** Begin Records shown **

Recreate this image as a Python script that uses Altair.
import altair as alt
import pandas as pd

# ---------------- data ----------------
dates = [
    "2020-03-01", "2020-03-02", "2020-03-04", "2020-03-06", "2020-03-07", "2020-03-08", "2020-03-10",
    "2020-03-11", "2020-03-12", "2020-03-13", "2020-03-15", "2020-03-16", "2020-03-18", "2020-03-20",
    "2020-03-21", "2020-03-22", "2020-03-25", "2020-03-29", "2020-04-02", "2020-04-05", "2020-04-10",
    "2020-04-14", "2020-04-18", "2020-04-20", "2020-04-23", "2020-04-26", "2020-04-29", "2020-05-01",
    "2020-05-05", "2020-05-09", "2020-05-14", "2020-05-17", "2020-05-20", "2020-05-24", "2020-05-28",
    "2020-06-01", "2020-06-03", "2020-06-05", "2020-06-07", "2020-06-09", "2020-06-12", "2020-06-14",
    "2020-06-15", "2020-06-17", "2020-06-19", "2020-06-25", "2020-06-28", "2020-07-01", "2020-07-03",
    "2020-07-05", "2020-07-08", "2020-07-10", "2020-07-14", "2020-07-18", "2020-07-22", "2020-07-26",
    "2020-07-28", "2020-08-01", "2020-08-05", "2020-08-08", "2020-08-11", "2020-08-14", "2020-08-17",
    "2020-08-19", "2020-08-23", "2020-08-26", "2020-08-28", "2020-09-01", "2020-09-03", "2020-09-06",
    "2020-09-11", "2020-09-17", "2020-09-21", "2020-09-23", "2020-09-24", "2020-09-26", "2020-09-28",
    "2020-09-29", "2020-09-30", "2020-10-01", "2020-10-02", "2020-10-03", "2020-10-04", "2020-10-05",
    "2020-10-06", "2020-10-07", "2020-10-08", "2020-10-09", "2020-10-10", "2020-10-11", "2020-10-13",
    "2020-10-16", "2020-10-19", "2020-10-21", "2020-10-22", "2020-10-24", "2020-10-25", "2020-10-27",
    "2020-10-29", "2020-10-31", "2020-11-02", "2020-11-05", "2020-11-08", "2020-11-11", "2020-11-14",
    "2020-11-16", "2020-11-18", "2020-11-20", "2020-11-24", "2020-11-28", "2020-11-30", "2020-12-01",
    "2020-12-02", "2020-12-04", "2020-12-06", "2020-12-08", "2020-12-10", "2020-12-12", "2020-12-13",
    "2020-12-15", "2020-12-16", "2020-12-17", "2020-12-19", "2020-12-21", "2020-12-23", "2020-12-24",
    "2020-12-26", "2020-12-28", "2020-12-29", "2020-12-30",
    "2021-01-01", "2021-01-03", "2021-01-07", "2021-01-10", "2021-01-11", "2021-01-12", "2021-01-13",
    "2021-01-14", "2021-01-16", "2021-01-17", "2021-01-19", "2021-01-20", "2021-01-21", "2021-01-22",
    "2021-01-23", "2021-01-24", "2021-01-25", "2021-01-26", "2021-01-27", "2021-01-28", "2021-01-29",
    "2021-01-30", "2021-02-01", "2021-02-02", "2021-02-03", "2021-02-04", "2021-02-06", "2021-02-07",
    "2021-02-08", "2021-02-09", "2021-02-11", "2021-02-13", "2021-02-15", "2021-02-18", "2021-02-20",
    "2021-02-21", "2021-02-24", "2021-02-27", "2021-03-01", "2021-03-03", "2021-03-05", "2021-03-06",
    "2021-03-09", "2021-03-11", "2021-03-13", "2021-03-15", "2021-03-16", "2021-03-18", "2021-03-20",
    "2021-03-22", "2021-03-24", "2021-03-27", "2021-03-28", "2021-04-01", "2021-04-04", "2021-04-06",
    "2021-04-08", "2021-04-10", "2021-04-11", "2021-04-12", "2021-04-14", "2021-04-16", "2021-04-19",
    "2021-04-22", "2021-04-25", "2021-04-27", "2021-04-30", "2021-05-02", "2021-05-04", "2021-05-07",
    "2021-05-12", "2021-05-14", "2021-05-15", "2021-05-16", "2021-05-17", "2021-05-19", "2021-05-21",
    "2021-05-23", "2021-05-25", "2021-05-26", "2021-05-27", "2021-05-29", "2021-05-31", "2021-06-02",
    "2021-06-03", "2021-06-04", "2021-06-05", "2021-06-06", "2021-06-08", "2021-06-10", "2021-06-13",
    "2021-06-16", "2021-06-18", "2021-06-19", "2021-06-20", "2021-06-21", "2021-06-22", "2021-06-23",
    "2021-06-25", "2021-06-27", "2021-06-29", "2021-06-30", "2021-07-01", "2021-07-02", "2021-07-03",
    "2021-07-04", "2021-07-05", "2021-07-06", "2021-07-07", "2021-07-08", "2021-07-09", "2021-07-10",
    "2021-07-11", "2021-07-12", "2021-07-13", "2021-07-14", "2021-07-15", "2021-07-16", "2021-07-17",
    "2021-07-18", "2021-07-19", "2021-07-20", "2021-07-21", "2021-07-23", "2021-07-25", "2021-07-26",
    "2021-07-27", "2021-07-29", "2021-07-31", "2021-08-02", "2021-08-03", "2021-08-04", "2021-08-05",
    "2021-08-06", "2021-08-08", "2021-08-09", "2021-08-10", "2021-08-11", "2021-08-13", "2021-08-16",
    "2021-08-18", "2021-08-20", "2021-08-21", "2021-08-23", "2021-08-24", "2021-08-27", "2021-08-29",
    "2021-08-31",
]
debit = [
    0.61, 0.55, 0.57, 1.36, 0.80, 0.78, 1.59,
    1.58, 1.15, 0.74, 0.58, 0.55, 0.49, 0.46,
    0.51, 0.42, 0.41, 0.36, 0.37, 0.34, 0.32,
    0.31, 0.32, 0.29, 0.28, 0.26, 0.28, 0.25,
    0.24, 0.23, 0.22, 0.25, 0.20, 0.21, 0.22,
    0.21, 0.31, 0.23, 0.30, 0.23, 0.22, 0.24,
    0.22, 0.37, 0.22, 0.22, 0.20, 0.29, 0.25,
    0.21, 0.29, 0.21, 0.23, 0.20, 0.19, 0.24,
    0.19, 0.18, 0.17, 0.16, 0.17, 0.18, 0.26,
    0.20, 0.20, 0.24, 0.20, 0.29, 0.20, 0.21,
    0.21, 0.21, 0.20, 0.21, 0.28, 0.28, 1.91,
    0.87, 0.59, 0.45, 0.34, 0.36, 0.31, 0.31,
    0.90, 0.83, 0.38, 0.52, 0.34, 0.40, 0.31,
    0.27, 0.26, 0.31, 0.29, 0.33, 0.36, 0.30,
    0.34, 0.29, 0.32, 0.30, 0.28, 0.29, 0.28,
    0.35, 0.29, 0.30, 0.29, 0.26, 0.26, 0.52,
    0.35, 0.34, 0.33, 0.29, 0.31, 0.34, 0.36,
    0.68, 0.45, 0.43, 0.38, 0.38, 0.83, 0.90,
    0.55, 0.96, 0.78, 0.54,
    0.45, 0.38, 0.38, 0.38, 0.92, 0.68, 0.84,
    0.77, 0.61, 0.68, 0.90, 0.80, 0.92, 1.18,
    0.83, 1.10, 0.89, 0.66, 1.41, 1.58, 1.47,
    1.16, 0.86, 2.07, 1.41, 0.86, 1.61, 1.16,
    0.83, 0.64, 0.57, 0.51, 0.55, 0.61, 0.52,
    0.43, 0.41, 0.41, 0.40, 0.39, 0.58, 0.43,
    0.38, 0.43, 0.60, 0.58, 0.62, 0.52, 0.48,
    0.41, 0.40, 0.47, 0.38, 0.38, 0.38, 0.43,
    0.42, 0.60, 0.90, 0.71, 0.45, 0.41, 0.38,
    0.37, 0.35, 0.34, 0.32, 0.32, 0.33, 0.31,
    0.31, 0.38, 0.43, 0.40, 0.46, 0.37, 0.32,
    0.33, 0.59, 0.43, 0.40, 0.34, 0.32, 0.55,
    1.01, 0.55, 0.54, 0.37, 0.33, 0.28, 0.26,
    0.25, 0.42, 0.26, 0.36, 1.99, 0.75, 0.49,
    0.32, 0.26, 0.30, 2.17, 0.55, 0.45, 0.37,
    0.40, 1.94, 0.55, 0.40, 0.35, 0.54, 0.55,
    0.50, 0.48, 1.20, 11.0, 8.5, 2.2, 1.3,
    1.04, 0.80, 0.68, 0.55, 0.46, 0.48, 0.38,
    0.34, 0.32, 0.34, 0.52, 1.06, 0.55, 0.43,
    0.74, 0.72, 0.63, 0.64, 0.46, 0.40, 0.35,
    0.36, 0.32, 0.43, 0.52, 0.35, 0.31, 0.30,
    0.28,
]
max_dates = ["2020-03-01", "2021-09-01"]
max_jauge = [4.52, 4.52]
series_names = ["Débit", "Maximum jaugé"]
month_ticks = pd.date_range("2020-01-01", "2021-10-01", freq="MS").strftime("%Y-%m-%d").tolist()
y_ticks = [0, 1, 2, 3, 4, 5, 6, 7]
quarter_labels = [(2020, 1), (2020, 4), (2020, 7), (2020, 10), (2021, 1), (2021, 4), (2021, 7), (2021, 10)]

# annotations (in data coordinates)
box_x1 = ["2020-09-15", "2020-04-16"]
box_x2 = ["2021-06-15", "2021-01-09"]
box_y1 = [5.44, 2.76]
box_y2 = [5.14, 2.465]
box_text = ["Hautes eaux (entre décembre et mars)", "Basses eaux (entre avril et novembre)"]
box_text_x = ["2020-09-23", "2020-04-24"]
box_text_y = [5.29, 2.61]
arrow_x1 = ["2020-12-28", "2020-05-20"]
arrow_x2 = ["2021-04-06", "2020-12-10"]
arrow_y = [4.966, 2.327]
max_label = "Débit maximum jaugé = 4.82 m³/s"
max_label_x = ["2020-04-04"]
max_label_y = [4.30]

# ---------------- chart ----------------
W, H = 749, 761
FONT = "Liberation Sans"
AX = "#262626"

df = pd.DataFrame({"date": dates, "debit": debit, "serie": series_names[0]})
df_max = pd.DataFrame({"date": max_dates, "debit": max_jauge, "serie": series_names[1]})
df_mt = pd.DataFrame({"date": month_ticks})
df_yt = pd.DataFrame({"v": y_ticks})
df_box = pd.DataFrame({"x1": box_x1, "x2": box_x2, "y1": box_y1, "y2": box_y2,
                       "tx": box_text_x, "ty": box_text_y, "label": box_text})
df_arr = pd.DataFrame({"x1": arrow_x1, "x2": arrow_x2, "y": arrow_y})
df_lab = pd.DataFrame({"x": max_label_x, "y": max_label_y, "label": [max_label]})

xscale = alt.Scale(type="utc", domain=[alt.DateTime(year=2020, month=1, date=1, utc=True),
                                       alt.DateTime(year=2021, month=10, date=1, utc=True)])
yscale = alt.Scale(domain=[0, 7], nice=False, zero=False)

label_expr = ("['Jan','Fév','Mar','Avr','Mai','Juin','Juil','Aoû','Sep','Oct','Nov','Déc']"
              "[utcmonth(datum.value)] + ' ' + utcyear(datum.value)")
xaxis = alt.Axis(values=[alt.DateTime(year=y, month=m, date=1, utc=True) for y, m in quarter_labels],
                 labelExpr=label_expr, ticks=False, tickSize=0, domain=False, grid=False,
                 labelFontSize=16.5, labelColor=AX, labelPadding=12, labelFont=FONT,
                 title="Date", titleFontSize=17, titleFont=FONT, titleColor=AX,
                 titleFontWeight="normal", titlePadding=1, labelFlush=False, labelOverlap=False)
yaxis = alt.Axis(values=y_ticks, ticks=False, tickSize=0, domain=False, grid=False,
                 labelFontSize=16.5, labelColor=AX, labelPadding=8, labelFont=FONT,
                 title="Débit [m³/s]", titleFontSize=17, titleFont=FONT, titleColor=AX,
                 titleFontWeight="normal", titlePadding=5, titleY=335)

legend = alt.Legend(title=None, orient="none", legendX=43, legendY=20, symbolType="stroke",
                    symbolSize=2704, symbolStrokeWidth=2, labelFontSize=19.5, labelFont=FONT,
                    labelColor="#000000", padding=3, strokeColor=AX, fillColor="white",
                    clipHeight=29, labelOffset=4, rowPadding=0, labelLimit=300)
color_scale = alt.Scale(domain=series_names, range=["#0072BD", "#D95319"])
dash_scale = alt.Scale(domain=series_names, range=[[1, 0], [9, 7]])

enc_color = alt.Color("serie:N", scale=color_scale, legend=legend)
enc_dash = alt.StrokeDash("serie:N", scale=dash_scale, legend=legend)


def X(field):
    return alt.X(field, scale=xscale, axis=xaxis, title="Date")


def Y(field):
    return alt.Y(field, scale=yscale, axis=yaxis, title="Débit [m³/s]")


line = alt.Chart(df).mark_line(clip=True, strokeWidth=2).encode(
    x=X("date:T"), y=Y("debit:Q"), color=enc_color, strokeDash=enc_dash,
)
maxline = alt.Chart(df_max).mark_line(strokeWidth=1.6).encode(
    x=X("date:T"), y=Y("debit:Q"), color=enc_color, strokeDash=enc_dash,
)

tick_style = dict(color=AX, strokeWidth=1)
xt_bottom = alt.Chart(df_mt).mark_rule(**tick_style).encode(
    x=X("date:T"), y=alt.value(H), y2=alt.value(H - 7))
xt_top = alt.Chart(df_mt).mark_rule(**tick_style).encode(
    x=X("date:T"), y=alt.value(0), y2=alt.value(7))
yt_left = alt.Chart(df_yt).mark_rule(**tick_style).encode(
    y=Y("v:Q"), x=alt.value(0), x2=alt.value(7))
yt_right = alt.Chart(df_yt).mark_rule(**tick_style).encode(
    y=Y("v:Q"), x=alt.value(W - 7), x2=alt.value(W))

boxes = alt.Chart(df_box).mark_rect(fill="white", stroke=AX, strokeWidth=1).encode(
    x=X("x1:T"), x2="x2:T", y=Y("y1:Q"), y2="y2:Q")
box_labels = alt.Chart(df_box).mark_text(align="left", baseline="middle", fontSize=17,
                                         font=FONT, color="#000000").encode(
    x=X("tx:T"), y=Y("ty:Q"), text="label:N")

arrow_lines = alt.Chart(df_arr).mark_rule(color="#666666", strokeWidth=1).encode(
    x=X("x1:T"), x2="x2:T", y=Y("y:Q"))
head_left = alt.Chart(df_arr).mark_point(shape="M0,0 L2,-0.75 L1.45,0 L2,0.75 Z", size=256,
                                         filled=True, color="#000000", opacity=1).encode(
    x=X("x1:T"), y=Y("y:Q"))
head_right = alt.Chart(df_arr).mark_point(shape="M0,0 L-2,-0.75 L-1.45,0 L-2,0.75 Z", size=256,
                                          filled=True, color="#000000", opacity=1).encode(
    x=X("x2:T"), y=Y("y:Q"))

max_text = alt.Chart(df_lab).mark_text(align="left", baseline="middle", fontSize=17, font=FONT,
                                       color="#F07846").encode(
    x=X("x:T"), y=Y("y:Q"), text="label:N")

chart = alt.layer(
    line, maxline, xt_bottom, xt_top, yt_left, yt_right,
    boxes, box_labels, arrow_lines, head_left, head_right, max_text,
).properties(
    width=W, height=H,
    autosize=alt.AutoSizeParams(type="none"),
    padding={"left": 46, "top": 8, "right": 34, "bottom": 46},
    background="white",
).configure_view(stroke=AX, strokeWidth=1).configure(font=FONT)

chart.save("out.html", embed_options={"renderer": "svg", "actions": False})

** End Records shown **
** Begin Records shown **

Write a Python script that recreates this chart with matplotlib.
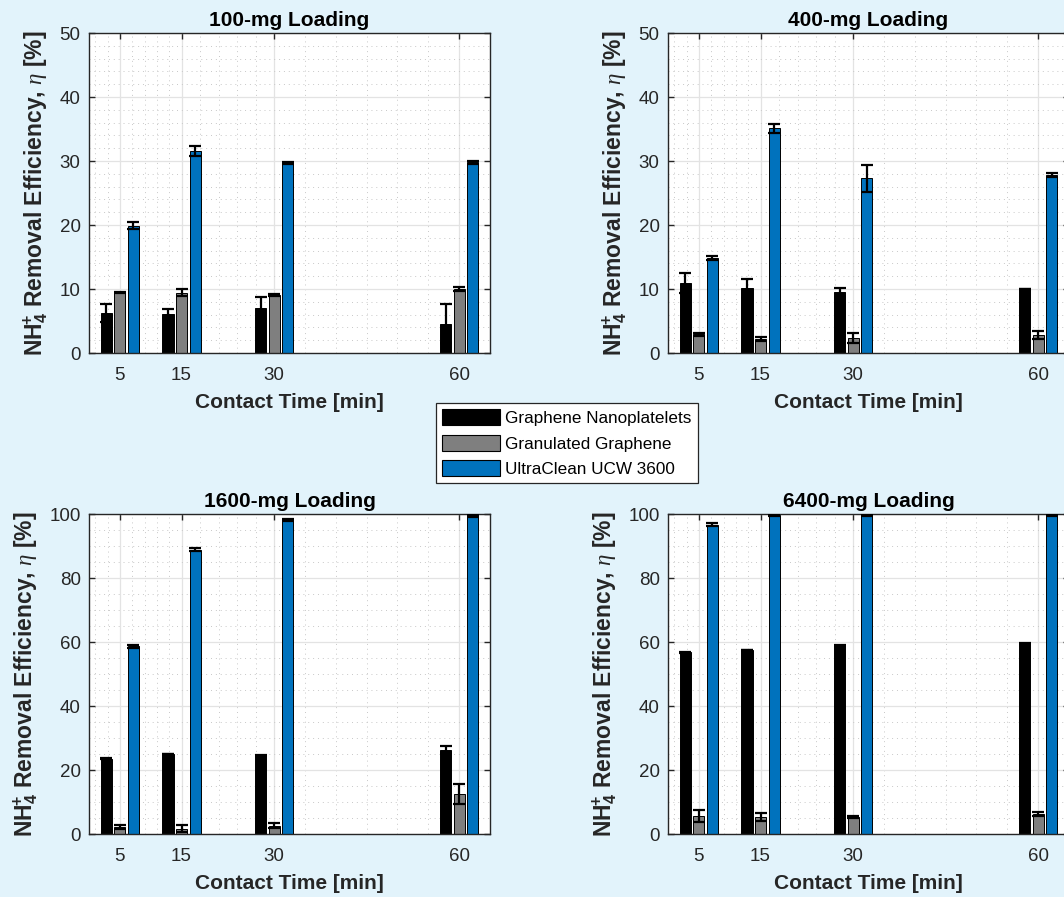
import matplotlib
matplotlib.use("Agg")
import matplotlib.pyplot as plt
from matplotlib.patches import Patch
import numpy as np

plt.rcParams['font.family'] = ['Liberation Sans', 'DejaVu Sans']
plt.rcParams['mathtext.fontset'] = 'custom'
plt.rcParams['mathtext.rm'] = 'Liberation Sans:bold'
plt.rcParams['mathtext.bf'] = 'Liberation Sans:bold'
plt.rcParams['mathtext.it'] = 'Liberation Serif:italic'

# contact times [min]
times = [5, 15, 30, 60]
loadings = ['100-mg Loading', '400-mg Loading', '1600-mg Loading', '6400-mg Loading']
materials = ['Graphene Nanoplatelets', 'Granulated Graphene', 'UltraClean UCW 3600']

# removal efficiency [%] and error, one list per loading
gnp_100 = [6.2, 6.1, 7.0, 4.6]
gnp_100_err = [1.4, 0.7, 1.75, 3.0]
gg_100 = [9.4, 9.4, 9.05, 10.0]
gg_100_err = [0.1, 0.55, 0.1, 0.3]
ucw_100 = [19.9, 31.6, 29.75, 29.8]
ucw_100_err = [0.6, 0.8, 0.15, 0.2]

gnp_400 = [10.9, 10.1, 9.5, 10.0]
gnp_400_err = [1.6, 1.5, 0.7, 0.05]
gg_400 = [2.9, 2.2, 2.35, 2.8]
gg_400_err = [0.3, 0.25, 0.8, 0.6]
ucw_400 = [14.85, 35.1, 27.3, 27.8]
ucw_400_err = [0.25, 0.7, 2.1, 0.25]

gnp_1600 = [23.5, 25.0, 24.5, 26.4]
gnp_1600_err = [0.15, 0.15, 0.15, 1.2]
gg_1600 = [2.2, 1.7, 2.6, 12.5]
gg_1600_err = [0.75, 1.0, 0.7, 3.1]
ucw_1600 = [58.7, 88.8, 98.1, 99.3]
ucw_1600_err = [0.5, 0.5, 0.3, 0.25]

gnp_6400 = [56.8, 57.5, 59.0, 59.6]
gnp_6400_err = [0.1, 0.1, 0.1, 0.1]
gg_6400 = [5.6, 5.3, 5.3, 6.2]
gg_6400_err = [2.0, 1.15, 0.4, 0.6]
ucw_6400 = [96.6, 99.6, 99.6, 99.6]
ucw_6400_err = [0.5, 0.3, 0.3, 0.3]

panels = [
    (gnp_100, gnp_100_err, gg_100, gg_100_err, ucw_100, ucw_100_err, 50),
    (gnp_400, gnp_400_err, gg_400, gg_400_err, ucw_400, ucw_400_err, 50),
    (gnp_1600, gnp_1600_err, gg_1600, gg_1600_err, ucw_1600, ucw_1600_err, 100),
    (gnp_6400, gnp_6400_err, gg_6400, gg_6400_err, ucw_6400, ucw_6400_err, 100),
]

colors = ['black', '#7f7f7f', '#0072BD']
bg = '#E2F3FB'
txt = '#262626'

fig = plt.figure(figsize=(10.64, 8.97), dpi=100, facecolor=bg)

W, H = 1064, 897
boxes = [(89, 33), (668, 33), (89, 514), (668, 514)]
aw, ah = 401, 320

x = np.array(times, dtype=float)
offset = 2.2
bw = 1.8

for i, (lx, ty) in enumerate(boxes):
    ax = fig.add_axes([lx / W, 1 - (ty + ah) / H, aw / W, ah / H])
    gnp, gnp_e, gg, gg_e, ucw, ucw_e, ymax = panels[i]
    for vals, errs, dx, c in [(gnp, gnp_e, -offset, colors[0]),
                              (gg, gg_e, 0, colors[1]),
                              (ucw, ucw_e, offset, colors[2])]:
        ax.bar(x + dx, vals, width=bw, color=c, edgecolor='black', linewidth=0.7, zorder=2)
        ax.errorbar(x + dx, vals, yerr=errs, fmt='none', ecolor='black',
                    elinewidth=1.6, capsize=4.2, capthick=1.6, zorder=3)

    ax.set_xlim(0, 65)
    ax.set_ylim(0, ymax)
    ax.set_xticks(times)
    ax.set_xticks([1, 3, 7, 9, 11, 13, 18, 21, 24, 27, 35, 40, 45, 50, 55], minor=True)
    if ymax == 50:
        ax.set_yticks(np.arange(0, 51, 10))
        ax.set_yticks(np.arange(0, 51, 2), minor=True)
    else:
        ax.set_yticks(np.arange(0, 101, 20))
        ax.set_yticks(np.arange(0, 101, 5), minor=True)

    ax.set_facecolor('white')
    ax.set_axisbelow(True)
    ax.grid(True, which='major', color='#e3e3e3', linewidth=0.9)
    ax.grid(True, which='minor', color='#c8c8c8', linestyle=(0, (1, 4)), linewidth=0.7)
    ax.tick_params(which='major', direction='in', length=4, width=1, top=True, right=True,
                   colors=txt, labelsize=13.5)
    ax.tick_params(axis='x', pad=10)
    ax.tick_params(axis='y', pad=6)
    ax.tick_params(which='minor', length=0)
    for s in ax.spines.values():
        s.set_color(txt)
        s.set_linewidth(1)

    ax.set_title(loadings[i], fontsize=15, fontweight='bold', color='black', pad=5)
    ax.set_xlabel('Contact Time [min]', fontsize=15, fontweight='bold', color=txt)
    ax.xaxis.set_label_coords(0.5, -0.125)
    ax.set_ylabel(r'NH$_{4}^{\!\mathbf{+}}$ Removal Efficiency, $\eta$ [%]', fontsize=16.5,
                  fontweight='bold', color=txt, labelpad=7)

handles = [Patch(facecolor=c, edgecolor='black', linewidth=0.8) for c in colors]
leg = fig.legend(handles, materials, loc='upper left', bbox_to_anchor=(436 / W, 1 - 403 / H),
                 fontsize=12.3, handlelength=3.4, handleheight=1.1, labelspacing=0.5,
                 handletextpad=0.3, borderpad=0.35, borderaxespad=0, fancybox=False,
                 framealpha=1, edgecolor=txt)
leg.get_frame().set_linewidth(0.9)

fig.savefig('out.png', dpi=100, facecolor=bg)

** End Records shown **

• **Exercise aim**
Leave out the pictures and give again exactly the lines from the one with "Write a Python" through the one with "import numpy as np", and no others.

• **Response to the exercise**
Write a Python script that recreates this chart with matplotlib.
import matplotlib
matplotlib.use("Agg")
import matplotlib.pyplot as plt
from matplotlib.patches import Patch
import numpy as np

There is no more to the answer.